Pada suatu hari yang suram dalam sejarah Indonesia, saya menetapkan dan menuliskan sebuah hari berkabung nasional. Hari ini bukanlah sekadar peringatan biasa, melainkan sebuah momen refleksi yang mendalam atas kematian demokrasi dan penegakan keadilan di negeri yang kita cintai ini. Indonesia, tanah air yang seharusnya menjadi tempat bagi kebebasan, keadilan, dan kesetaraan, kini berduka atas hilangnya prinsip-prinsip yang mendasari perjuangan kemerdekaan kita.
Demokrasi yang Tercecer di Jalan
Demokrasi adalah janji yang kita buat kepada diri kita sendiri dan kepada generasi yang akan datang. Ia adalah mimpi kolektif yang membentuk pondasi bangsa ini, di mana setiap warga negara memiliki suara, di mana keadilan menjadi pedoman, dan di mana kekuasaan tidak hanya menjadi milik segelintir orang. Namun, seiring berjalannya waktu, demokrasi di Indonesia perlahan-lahan tergerus oleh kepentingan politik sempit dan permainan kuasa yang menindas suara rakyat.
Kematian demokrasi di Indonesia bukanlah peristiwa mendadak. Ia adalah hasil dari serangkaian keputusan yang diambil tanpa mempertimbangkan kepentingan publik. Contoh paling mutakhir adalah revisi UU Pilkada yang disahkan secara tergesa-gesa oleh DPR, mengabaikan putusan Mahkamah Konstitusi yang seharusnya menjadi panduan hukum.
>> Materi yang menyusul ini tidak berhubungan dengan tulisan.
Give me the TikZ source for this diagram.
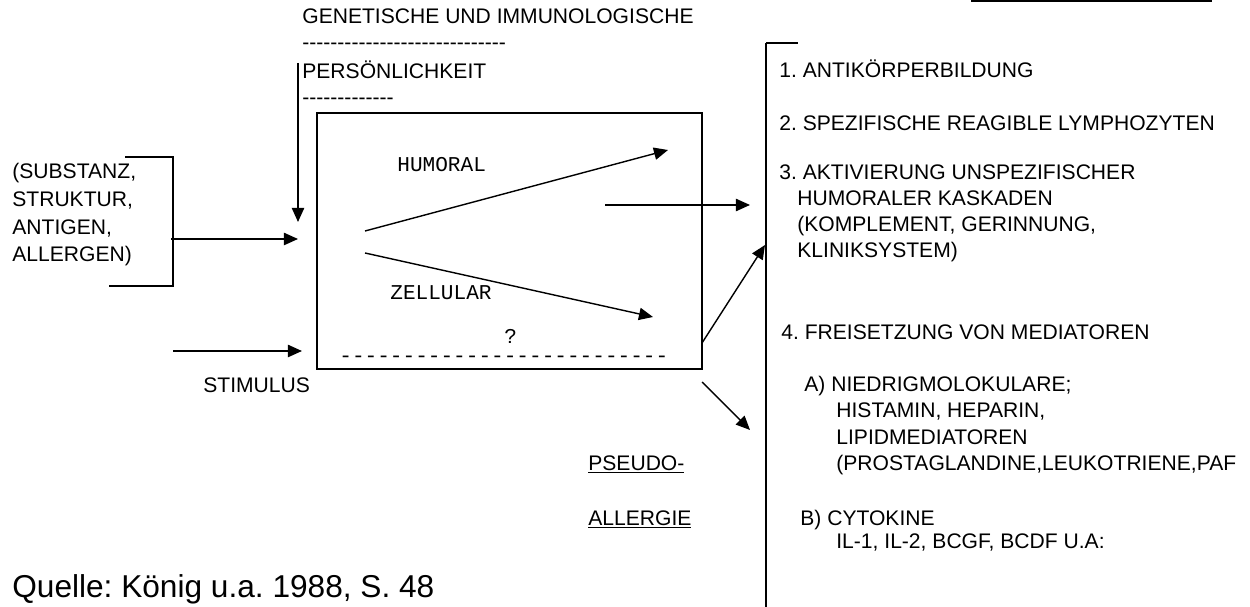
\documentclass[tikz,border=0pt]{standalone}
\usepackage{fontspec}
\setmainfont{Liberation Sans}
\setmonofont{Liberation Mono}
\usetikzlibrary{arrows.meta}
\frenchspacing

% a row of single hyphens, kept apart so no dash ligature forms
\newcommand{\hyphrow}[1]{\foreach \i in {1,...,#1}{-\kern0pt}}

\tikzset{
  lbl/.style={anchor=base west, inner sep=0pt, font=\fontsize{12}{14}\selectfont},
  mono/.style={lbl, font=\ttfamily\fontsize{12}{14}\selectfont},
  arr/.style={-{Triangle[length=8pt,width=7pt]}, line width=0.8pt},
  frame/.style={line width=0.8pt},
}

\begin{document}
\begin{tikzpicture}[x=0.02cm,y=-0.02cm]
    \useasboundingbox (0,0) rectangle (1250,607);

    % influences from above
    \node[lbl] (gen) at (302,24) {GENETISCHE UND IMMUNOLOGISCHE};
    \node[lbl] (gendash) at (302,50) {\hyphrow{29}};
    \node[lbl] (pers) at (302,79) {PERSÖNLICHKEIT};
    \node[lbl] (persdash) at (302,105) {\hyphrow{13}};

    % stimulus side
    \node[lbl] (subst) at (12,179) {(SUBSTANZ,};
    \node[lbl] (strukt) at (12,207) {STRUKTUR,};
    \node[lbl] (antig) at (12,235) {ANTIGEN,};
    \node[lbl] (allerg) at (12,262) {ALLERGEN)};
    \node[lbl] (stim) at (203,393) {STIMULUS};
    \draw[frame] (125,157) -- (173,157) -- (173,286) -- (109,286);

    % the organism
    \draw[line width=1pt] (317,113) rectangle (702,369);
    \node[mono] (hum) at (397,172) {HUMORAL};
    \node[mono] (zell) at (390,300) {ZELLULAR};
    \node[mono] (ques) at (504,344) {?};
    \node[mono] (qdash) at (339,363) {\hyphrow{26}};

    % reactions
    \draw[frame] (766,43) -- (798,43);
    \draw[frame] (766,43) -- (766,607);
    \draw[line width=1.2pt] (971,1) -- (1212,1);
    \node[lbl] (r1) at (779,78) {1. ANTIKÖRPERBILDUNG};
    \node[lbl] (r2) at (779,131) {2. SPEZIFISCHE REAGIBLE LYMPHOZYTEN};
    \node[lbl] (r3) at (779,180) {3. AKTIVIERUNG UNSPEZIFISCHER};
    \node[lbl] (r3b) at (797,206) {HUMORALER KASKADEN};
    \node[lbl] (r3c) at (797,232) {(KOMPLEMENT, GERINNUNG,};
    \node[lbl] (r3d) at (797,258) {KLINIKSYSTEM)};
    \node[lbl] (r4) at (781,340) {4. FREISETZUNG VON MEDIATOREN};
    \node[lbl] (r4a) at (804,392) {A) NIEDRIGMOLOKULARE;};
    \node[lbl] (r4a2) at (836,418) {HISTAMIN, HEPARIN,};
    \node[lbl] (r4a3) at (836,444) {LIPIDMEDIATOREN};
    \node[lbl] (r4a4) at (836,470) {(PROSTAGLANDINE,LEUKOTRIENE,PAF};
    \node[lbl] (r4b) at (800,525) {B) CYTOKINE};
    \node[lbl] (r4b2) at (836,548) {IL-1, IL-2, BCGF, BCDF U.A:};
    \node[lbl] (pseudo) at (588,470) {\underline{PSEUDO-}};
    \node[lbl] (allergie) at (588,525) {\underline{ALLERGIE}};

    \node[lbl, font=\fontsize{18}{22}\selectfont] (quelle) at (12,597) {Quelle: König u.a. 1988, S. 48};

    % arrow ends
    \coordinate (persA) at (298,63);
    \coordinate (persB) at (298,222);
    \coordinate (substA) at (171,239);
    \coordinate (substB) at (298,239);
    \coordinate (stimA) at (173,351);
    \coordinate (stimB) at (302,351);
    \coordinate (split) at (365,231);
    \coordinate (humB) at (668,150);
    \coordinate (split2) at (365,253);
    \coordinate (zellB) at (653,317);
    \coordinate (midA) at (605,205);
    \coordinate (midB) at (750,205);
    \coordinate (diagA) at (702,343);
    \coordinate (diagB) at (765,245);
    \coordinate (pseA) at (702,382);
    \coordinate (pseB) at (750,430);

    \draw[arr] (persA) -- (persB);
    \draw[arr] (substA) -- (substB);
    \draw[arr] (stimA) -- (stimB);
    \draw[arr] (split) -- (humB);
    \draw[arr] (split2) -- (zellB);
    \draw[arr] (midA) -- (midB);
    \draw[arr] (diagA) -- (diagB);
    \draw[arr] (pseA) -- (pseB);
\end{tikzpicture}
\end{document}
Ketika lembaga legislatif lebih mengutamakan kepentingan politik daripada keadilan dan representasi rakyat, demokrasi perlahan-lahan kehabisan nafasnya.
Keadilan yang Tak Lagi Tegak
Penegakan keadilan adalah jantung dari setiap sistem demokrasi yang sehat. Ia adalah prinsip yang memastikan bahwa setiap warga negara diperlakukan sama di hadapan hukum, bahwa kekuasaan tidak digunakan untuk menindas yang lemah, dan bahwa setiap keputusan diambil dengan pertimbangan yang adil dan merata. Namun, di Indonesia, kita telah menyaksikan bagaimana keadilan seringkali dijual murah demi keuntungan politik jangka pendek.
Ketika DPR mengesahkan revisi UU Pilkada yang jelas-jelas bertentangan dengan putusan MK, MK yang kehilangan wajah dan marwahnya setelah kejadian sebelumnya dan baru saja ingin membalikkan keadaan ternyata langsung dibegal oleh orang-orang yang mengatasnamakan diri sebagai wakil rakyat, kita melihat bagaimana hukum bisa dilengkungkan sesuai keinginan penguasa. Keputusan yang diambil dalam hitungan jam, tanpa melalui proses deliberasi yang layak, mencerminkan betapa keadilan telah mati di tangan mereka yang seharusnya melindunginya. Rakyat yang seharusnya menjadi subjek hukum, kini hanya menjadi objek yang dipermainkan oleh mereka yang berkuasa.
Hari Berkabung: Sebuah Refleksi Nasional
Hari berkabung nasional ini bukan hanya tentang mengenang kematian demokrasi dan keadilan, tetapi juga tentang merenungkan peran kita sebagai warga negara. Apakah kita telah cukup menjaga nilai-nilai yang menjadi dasar berdirinya republik ini? Apakah kita telah cukup bersuara ketika ketidakadilan terjadi di depan mata kita? Atau apakah kita telah berdiam diri, membiarkan demokrasi dan keadilan direnggut tanpa perlawanan?
Momen ini adalah kesempatan bagi kita semua untuk bangkit, untuk tidak membiarkan kematian ini menjadi akhir dari perjalanan bangsa. Kita harus melihat hari ini sebagai panggilan untuk bertindak, untuk memperjuangkan kembali apa yang telah hilang, dan untuk memastikan bahwa demokrasi dan keadilan dapat hidup kembali di negeri ini.